— BEGIN Provided material —
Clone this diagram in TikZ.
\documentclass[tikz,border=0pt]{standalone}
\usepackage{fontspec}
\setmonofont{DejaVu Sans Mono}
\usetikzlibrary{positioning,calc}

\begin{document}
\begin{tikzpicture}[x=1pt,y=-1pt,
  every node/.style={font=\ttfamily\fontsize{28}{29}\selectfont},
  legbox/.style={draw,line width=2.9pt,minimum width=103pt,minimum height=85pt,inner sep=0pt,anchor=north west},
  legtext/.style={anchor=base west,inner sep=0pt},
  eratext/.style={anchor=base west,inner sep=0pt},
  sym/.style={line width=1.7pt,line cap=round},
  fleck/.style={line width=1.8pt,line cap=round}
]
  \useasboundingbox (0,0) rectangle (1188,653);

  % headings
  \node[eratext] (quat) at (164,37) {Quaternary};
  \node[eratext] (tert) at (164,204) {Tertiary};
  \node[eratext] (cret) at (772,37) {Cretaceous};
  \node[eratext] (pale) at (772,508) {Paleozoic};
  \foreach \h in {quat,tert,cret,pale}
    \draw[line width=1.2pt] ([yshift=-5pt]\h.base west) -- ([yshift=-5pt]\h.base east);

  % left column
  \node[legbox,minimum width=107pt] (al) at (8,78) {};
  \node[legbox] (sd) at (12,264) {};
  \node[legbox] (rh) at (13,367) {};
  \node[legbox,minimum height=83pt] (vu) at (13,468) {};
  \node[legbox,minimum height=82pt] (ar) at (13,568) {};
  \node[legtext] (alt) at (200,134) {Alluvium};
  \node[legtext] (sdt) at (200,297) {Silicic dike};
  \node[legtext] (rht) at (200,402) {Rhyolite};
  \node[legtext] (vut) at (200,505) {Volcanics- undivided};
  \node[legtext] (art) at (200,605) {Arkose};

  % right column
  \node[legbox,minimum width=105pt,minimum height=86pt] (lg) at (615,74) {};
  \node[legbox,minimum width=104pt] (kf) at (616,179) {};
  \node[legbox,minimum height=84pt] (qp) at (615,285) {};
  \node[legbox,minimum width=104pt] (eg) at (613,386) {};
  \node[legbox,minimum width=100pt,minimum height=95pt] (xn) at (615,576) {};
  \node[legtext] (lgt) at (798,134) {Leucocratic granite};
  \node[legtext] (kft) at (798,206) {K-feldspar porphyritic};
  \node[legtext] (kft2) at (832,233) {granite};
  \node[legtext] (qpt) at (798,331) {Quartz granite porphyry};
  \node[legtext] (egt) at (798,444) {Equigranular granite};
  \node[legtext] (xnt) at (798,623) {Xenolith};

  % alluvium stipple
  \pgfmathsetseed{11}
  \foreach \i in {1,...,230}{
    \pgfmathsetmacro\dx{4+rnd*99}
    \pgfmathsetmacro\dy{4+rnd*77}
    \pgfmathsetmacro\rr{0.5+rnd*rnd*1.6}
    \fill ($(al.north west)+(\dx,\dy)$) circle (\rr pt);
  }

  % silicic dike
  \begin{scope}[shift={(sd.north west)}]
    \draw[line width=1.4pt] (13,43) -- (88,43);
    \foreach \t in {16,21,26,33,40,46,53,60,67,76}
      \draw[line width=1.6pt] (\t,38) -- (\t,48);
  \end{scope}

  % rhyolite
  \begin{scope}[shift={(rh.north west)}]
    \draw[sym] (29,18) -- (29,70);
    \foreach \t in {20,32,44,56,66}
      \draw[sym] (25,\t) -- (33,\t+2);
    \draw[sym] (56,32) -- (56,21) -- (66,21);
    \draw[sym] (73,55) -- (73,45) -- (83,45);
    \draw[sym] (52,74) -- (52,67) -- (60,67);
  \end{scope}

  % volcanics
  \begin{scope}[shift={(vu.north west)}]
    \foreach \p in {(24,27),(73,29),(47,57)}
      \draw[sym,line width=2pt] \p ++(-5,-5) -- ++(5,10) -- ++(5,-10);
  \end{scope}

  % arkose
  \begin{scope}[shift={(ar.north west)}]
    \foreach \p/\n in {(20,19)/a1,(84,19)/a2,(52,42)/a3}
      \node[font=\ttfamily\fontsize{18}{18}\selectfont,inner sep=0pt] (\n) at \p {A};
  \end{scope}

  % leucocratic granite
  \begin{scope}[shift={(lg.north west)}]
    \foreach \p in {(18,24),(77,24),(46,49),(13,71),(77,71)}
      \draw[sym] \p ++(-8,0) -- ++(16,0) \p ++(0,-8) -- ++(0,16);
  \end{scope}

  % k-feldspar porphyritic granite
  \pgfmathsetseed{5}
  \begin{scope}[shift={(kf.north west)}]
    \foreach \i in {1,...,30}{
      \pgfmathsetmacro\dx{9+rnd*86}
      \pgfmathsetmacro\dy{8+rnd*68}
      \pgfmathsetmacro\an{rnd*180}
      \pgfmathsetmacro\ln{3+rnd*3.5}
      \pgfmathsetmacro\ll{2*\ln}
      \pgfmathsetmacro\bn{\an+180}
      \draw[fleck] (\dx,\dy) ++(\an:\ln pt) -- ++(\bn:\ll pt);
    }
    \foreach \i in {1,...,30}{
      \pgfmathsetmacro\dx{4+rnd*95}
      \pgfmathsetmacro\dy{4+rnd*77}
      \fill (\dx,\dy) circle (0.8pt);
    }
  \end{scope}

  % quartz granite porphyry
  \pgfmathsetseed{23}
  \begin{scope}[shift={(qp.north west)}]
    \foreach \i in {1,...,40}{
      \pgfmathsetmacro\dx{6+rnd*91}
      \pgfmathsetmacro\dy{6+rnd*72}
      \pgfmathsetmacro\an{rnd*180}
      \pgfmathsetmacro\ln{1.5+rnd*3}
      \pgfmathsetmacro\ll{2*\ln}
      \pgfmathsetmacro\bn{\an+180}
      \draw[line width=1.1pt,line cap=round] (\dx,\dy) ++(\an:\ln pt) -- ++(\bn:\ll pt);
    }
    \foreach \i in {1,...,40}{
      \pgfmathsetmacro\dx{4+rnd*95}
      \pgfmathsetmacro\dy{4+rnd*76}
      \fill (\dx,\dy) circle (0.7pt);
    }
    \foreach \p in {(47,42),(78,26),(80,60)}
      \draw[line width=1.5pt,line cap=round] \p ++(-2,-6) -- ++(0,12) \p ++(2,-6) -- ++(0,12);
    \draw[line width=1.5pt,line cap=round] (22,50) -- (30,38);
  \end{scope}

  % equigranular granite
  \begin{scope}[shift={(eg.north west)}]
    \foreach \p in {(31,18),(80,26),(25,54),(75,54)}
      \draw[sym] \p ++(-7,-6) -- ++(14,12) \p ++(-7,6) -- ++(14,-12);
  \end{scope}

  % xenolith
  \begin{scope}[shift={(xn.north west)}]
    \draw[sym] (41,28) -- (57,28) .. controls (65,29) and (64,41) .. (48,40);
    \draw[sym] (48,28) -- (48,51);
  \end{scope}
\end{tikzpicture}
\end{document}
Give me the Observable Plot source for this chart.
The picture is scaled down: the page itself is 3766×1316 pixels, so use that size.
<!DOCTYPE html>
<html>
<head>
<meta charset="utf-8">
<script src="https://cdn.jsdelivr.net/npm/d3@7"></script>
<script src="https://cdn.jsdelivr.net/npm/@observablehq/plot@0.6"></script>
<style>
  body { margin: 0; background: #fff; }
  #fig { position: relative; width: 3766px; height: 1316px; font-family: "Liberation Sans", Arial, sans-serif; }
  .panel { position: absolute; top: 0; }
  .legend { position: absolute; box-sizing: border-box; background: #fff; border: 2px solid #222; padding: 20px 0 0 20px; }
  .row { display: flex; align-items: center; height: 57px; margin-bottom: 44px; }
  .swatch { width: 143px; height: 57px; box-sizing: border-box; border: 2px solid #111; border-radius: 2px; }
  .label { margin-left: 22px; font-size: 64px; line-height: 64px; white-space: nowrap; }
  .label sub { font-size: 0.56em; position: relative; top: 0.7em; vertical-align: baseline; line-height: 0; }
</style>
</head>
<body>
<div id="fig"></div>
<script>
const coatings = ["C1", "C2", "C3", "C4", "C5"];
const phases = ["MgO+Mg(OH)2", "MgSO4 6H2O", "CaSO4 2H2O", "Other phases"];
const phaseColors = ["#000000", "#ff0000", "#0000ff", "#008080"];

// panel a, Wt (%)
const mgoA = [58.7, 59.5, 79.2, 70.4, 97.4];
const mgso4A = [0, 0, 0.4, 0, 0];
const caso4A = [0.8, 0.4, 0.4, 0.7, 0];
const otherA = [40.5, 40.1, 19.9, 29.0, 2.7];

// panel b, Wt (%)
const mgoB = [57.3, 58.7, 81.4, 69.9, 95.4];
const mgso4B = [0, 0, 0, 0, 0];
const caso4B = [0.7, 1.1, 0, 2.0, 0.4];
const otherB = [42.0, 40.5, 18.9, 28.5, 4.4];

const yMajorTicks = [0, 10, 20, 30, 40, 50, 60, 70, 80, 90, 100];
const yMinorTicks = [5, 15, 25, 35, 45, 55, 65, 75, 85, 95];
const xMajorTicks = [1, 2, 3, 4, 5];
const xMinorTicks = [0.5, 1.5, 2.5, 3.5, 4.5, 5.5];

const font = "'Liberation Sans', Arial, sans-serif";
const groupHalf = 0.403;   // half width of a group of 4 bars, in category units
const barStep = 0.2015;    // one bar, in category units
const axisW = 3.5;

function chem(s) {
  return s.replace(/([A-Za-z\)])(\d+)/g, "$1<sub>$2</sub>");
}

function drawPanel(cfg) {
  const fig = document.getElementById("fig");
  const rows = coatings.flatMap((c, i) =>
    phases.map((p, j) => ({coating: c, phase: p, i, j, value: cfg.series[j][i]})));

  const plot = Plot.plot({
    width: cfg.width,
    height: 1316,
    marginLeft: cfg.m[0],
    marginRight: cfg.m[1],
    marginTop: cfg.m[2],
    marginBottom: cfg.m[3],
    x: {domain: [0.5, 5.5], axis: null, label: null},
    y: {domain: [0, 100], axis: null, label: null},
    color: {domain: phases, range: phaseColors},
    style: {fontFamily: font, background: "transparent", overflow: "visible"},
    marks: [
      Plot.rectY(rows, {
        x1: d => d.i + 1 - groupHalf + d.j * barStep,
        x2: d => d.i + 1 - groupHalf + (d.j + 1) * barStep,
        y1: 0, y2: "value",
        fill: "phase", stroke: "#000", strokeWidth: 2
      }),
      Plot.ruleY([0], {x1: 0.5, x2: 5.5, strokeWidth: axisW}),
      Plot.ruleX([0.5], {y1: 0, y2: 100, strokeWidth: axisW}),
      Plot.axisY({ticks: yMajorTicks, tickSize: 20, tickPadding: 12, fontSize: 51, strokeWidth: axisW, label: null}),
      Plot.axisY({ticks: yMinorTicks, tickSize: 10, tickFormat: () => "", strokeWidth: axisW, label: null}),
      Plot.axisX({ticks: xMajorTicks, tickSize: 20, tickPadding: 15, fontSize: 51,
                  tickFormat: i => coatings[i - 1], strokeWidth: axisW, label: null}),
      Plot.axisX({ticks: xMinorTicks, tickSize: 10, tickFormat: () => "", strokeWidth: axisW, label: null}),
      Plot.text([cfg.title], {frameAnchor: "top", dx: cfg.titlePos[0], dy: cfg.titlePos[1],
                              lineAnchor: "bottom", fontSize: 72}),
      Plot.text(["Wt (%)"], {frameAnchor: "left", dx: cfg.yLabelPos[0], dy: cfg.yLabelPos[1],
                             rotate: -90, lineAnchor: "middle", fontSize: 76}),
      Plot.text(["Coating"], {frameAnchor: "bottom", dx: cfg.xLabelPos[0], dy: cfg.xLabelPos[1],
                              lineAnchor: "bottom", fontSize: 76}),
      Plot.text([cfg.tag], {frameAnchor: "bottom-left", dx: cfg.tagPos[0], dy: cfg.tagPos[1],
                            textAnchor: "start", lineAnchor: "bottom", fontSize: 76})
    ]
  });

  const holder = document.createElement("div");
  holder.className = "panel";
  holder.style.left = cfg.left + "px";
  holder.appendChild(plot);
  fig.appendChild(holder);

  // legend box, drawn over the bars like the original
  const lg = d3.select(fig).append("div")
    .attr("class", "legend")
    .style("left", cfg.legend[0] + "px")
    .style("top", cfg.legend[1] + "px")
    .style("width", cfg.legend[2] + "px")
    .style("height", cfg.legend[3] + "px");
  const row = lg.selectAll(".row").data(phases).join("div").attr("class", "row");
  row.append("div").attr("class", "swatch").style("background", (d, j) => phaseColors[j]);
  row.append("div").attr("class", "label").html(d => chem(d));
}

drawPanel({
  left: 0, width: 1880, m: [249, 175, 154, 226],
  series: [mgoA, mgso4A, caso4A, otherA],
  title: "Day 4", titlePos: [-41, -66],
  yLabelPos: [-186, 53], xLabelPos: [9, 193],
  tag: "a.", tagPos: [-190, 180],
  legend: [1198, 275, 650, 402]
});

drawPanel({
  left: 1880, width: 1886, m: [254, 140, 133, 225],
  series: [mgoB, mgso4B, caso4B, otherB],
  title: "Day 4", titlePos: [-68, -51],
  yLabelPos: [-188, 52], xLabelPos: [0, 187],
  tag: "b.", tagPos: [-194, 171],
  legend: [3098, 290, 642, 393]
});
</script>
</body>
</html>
— END Provided material —
Output exactly one stretch of the listing: from the line containing "The picture is" through the line containing "const axisW = 3.5;", both end lines included.

■ **Complete response**
The picture is scaled down: the page itself is 3766×1316 pixels, so use that size.
<!DOCTYPE html>
<html>
<head>
<meta charset="utf-8">
<script src="https://cdn.jsdelivr.net/npm/d3@7"></script>
<script src="https://cdn.jsdelivr.net/npm/@observablehq/plot@0.6"></script>
<style>
  body { margin: 0; background: #fff; }
  #fig { position: relative; width: 3766px; height: 1316px; font-family: "Liberation Sans", Arial, sans-serif; }
  .panel { position: absolute; top: 0; }
  .legend { position: absolute; box-sizing: border-box; background: #fff; border: 2px solid #222; padding: 20px 0 0 20px; }
  .row { display: flex; align-items: center; height: 57px; margin-bottom: 44px; }
  .swatch { width: 143px; height: 57px; box-sizing: border-box; border: 2px solid #111; border-radius: 2px; }
  .label { margin-left: 22px; font-size: 64px; line-height: 64px; white-space: nowrap; }
  .label sub { font-size: 0.56em; position: relative; top: 0.7em; vertical-align: baseline; line-height: 0; }
</style>
</head>
<body>
<div id="fig"></div>
<script>
const coatings = ["C1", "C2", "C3", "C4", "C5"];
const phases = ["MgO+Mg(OH)2", "MgSO4 6H2O", "CaSO4 2H2O", "Other phases"];
const phaseColors = ["#000000", "#ff0000", "#0000ff", "#008080"];

// panel a, Wt (%)
const mgoA = [58.7, 59.5, 79.2, 70.4, 97.4];
const mgso4A = [0, 0, 0.4, 0, 0];
const caso4A = [0.8, 0.4, 0.4, 0.7, 0];
const otherA = [40.5, 40.1, 19.9, 29.0, 2.7];

// panel b, Wt (%)
const mgoB = [57.3, 58.7, 81.4, 69.9, 95.4];
const mgso4B = [0, 0, 0, 0, 0];
const caso4B = [0.7, 1.1, 0, 2.0, 0.4];
const otherB = [42.0, 40.5, 18.9, 28.5, 4.4];

const yMajorTicks = [0, 10, 20, 30, 40, 50, 60, 70, 80, 90, 100];
const yMinorTicks = [5, 15, 25, 35, 45, 55, 65, 75, 85, 95];
const xMajorTicks = [1, 2, 3, 4, 5];
const xMinorTicks = [0.5, 1.5, 2.5, 3.5, 4.5, 5.5];

const font = "'Liberation Sans', Arial, sans-serif";
const groupHalf = 0.403;   // half width of a group of 4 bars, in category units
const barStep = 0.2015;    // one bar, in category units
const axisW = 3.5;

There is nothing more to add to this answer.